WHAT TO WORK ON —
Draw out every line with the word "that" from the listing below.

+++

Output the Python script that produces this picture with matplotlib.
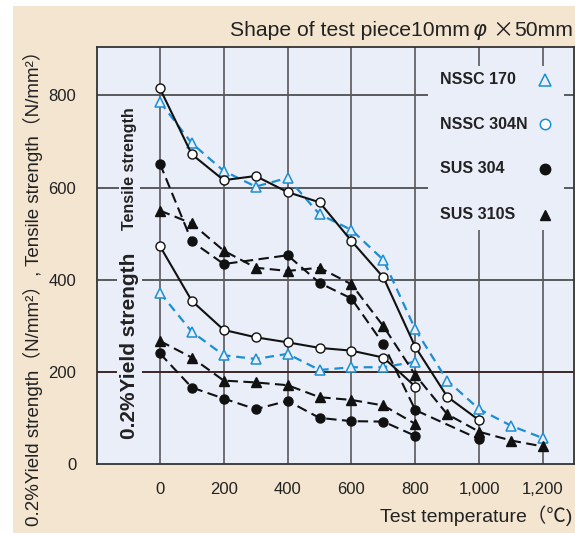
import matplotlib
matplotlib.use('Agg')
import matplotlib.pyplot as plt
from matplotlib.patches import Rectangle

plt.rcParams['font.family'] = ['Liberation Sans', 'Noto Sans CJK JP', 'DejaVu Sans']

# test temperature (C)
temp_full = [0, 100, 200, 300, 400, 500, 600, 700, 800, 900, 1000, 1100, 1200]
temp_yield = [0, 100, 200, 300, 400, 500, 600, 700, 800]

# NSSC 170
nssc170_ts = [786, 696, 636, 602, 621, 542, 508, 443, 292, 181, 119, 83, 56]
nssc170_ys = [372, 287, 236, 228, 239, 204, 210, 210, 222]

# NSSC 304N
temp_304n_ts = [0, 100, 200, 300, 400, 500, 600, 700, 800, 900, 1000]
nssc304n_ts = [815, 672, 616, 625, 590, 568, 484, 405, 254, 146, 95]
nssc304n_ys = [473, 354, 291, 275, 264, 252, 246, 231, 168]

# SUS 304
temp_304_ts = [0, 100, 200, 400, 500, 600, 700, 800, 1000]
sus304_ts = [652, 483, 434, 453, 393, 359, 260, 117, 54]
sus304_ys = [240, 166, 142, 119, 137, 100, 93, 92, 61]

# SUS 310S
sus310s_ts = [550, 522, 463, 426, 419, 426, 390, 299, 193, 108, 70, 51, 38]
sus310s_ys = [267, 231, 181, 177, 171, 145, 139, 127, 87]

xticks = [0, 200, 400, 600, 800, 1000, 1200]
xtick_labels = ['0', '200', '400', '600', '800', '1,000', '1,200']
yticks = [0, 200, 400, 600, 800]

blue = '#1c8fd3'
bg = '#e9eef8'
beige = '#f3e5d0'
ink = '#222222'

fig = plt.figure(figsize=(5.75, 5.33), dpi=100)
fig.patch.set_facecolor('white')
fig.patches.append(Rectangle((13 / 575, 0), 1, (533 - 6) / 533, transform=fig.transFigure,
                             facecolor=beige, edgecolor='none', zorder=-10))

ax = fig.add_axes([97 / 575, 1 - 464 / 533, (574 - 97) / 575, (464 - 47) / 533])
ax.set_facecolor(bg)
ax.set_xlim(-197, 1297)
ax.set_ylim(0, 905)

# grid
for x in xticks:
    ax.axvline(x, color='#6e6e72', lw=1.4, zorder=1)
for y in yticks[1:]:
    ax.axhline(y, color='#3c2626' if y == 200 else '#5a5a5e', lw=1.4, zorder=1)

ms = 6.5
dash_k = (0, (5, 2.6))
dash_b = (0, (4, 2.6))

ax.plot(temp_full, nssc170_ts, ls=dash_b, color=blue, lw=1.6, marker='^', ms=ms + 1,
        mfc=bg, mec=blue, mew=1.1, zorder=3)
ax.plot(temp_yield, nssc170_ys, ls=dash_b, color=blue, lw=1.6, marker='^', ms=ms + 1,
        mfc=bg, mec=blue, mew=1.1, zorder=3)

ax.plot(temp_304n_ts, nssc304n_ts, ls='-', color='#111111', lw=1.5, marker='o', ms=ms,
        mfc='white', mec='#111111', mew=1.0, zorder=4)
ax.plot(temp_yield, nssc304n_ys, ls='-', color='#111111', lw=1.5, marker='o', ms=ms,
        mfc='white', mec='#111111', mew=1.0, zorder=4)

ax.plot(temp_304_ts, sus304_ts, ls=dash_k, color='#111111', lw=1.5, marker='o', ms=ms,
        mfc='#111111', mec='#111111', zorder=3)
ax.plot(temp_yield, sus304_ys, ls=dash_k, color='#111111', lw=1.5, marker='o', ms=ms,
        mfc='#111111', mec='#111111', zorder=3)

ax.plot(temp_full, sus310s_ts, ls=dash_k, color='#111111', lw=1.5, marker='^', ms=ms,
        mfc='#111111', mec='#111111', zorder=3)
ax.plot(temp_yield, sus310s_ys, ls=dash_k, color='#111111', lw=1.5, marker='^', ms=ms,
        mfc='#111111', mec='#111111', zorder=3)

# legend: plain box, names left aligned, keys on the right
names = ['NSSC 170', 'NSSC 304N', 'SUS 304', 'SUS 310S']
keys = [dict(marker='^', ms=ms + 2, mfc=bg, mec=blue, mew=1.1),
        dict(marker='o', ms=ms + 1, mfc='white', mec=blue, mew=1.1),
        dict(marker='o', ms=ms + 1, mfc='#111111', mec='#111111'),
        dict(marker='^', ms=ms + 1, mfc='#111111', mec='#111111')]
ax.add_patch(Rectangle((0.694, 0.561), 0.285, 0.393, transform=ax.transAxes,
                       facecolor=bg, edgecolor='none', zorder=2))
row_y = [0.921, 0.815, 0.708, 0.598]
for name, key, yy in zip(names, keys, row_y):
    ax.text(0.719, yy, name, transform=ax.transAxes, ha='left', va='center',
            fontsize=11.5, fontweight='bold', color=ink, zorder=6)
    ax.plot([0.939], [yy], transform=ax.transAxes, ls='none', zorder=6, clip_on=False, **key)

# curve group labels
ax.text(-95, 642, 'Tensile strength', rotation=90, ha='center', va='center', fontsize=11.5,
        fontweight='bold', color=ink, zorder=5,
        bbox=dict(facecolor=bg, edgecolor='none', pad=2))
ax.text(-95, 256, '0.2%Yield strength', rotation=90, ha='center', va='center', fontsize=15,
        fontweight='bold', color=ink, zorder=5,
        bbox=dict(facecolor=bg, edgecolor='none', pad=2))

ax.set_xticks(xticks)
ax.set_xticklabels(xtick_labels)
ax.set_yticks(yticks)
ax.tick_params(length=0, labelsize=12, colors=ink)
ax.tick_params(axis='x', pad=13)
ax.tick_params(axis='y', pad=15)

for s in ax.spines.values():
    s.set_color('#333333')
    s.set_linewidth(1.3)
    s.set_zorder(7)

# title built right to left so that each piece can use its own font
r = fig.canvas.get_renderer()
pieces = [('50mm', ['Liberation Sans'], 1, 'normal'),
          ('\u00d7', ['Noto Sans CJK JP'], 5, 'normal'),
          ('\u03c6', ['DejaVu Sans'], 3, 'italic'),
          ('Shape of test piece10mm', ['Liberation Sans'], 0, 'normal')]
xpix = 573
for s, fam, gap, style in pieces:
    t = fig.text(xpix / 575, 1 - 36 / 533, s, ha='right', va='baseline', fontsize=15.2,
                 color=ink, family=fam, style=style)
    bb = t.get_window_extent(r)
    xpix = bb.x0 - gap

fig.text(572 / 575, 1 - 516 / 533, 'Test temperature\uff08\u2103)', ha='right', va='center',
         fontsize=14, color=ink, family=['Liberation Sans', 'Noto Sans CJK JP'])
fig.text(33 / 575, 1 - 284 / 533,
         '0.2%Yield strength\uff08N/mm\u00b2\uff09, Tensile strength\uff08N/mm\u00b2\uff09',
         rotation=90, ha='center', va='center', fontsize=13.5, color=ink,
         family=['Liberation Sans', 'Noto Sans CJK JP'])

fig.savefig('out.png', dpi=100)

+++

RESULT OF THIS TASK —
Output the Python script that produces this picture with matplotlib.
# title built right to left so that each piece can use its own font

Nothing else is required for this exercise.